- What is asked: The line holding "const yTicks = [0,20,40,60,80,100,120,140];" is the last one to output; start at the first line of the data, keep every line in between exactly, and leave out pictures.

[Records with drawing code]
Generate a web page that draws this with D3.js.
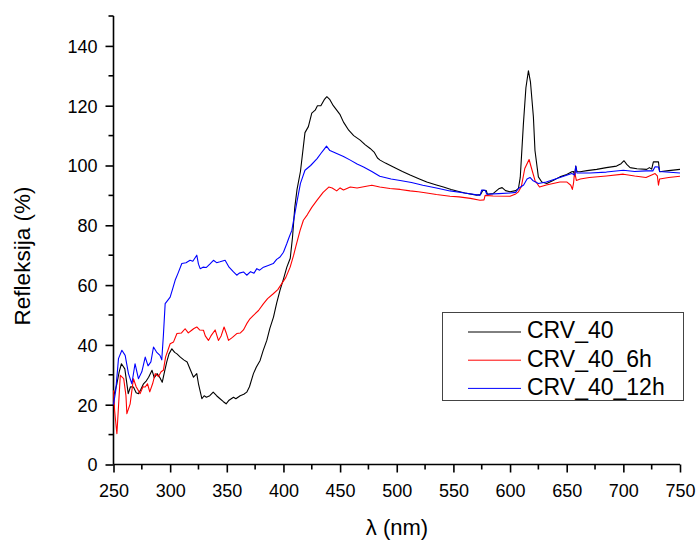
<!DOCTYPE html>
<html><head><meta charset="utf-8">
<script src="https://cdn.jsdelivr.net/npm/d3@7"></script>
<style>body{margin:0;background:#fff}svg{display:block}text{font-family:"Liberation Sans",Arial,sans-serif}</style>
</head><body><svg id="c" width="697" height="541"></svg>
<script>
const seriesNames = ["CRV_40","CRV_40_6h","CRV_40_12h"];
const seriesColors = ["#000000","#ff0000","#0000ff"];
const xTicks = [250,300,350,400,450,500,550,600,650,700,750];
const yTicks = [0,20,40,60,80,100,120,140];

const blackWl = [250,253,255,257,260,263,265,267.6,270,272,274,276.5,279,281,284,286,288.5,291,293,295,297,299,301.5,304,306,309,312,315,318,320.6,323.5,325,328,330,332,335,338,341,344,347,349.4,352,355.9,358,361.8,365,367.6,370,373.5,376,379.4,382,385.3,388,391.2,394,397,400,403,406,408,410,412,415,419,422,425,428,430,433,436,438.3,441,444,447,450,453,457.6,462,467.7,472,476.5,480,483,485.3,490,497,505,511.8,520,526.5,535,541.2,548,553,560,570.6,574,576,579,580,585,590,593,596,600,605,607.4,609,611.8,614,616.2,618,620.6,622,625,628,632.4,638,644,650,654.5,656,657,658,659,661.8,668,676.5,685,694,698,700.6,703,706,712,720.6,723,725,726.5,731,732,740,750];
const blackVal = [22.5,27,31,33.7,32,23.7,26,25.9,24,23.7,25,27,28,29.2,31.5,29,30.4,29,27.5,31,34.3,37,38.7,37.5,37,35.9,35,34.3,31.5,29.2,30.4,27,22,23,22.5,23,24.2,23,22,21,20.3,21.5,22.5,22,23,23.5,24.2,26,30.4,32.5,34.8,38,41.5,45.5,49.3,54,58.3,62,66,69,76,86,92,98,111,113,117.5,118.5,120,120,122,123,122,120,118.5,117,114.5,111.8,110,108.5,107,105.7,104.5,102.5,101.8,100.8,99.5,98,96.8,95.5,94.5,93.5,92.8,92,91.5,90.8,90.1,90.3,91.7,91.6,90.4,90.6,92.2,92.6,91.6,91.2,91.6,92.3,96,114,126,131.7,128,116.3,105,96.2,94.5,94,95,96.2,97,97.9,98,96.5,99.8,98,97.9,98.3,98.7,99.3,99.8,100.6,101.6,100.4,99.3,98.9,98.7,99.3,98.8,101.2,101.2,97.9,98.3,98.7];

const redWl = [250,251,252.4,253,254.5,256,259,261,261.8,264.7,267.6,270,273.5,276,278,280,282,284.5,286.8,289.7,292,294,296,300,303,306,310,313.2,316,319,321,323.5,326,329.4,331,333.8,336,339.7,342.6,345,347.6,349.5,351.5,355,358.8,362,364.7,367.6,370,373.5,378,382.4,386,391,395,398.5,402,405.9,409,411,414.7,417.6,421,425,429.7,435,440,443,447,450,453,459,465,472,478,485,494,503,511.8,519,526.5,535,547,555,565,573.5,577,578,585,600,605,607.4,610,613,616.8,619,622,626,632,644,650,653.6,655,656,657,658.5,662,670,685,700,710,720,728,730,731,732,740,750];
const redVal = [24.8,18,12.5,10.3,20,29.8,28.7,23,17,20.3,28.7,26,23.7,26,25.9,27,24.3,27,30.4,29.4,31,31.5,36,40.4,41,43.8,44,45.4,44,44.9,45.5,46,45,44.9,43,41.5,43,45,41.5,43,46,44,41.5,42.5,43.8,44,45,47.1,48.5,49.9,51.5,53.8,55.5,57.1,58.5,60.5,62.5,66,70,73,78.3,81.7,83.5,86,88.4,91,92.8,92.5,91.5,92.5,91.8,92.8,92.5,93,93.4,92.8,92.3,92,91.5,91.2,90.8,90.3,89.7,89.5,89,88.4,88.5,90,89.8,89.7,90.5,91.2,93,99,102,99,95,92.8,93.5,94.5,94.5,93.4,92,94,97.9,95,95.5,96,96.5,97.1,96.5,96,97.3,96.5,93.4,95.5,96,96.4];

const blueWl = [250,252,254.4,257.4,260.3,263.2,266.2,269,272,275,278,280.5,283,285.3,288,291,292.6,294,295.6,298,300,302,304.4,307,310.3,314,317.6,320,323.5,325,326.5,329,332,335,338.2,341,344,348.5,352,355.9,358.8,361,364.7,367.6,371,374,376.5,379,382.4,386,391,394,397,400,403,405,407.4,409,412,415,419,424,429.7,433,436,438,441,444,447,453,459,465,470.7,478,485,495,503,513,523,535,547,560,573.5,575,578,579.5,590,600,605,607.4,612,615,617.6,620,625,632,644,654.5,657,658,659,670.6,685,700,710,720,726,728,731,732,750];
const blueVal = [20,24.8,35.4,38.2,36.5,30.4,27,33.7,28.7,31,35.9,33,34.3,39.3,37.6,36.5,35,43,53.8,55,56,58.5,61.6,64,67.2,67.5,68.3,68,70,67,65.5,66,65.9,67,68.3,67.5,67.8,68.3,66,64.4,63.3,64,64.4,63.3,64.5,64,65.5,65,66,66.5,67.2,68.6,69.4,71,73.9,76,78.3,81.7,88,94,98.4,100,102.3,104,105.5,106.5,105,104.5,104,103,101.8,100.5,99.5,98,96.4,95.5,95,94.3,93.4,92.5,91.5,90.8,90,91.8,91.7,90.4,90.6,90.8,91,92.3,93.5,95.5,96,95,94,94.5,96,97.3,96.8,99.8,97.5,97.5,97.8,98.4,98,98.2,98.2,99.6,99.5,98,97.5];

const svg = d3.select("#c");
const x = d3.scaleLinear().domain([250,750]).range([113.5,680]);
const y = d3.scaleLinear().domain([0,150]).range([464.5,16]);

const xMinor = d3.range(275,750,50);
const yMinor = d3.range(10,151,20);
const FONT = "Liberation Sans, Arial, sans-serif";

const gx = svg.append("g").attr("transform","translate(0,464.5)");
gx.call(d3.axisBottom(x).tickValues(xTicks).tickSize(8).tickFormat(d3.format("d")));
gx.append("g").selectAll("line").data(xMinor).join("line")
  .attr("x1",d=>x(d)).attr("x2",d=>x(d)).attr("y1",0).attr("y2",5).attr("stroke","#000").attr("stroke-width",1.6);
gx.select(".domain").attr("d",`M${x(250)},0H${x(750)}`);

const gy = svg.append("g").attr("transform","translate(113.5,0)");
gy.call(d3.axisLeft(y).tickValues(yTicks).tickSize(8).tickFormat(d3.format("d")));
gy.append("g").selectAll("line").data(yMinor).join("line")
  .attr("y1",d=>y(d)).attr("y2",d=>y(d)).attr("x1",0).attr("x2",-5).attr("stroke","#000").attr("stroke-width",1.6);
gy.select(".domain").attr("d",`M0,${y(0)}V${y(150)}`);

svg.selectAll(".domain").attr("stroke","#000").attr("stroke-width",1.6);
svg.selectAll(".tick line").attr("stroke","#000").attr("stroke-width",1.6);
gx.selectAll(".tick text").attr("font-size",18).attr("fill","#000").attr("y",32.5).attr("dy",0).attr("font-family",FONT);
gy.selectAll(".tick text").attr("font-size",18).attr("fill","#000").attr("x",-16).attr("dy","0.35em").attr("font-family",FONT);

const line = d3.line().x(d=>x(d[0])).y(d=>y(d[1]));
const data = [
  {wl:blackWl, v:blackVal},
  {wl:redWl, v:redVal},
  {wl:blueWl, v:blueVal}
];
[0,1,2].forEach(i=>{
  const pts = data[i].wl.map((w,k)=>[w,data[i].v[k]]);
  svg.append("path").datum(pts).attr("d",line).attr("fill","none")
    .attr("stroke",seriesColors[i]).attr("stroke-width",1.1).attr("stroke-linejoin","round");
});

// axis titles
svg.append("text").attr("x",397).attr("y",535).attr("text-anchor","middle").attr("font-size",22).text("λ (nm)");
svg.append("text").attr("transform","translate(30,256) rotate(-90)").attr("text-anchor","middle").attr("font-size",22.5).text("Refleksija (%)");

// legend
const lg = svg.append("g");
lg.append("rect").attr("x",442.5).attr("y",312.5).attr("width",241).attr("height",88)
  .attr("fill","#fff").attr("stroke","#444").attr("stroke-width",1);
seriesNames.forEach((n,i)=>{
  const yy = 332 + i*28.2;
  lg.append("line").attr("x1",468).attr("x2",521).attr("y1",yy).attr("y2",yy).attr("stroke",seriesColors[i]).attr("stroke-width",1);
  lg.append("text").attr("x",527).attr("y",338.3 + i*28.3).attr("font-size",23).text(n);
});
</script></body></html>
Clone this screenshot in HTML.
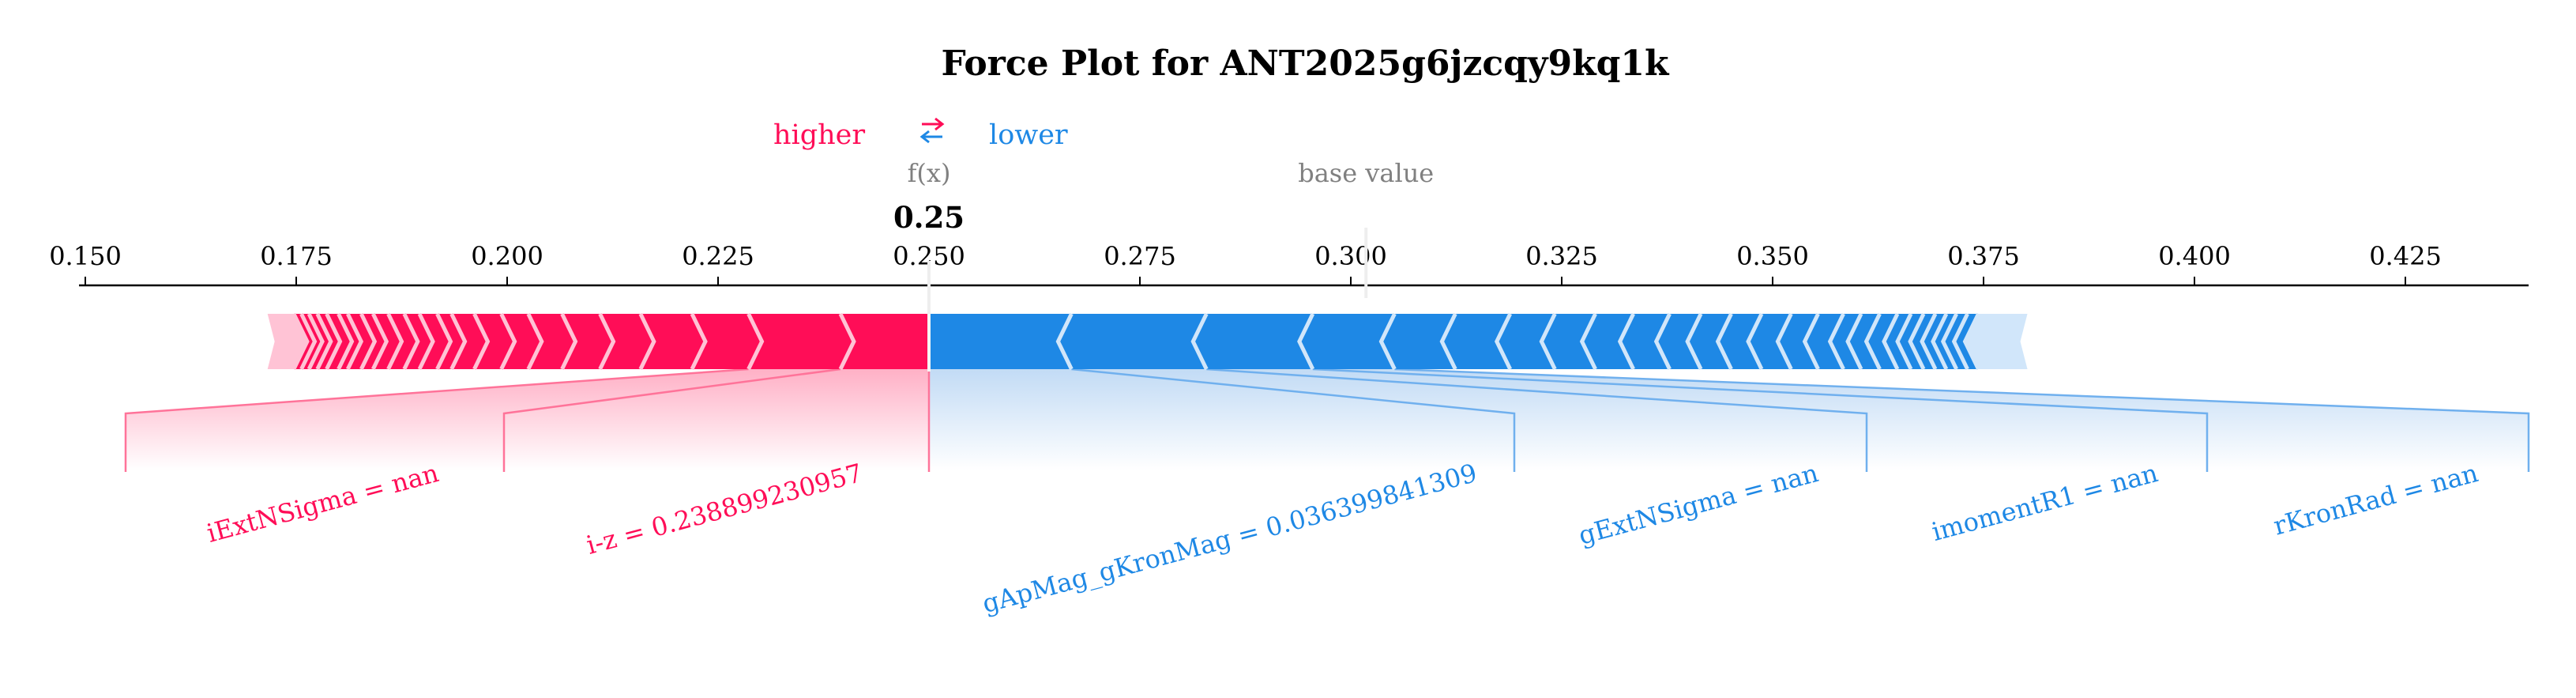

- Result of this task:
Generate a web page that draws this with D3.js.
<!DOCTYPE html>
<html><head><meta charset="utf-8">
<script src="https://cdn.jsdelivr.net/npm/d3@7"></script>
<style>body{margin:0;background:#fff}svg{display:block}text{font-family:"Liberation Sans",Arial,sans-serif}</style>
</head><body><svg id="c" width="697" height="541"></svg>
<script>
const seriesNames = ["CRV_40","CRV_40_6h","CRV_40_12h"];
const seriesColors = ["#000000","#ff0000","#0000ff"];
const xTicks = [250,300,350,400,450,500,550,600,650,700,750];
const yTicks = [0,20,40,60,80,100,120,140];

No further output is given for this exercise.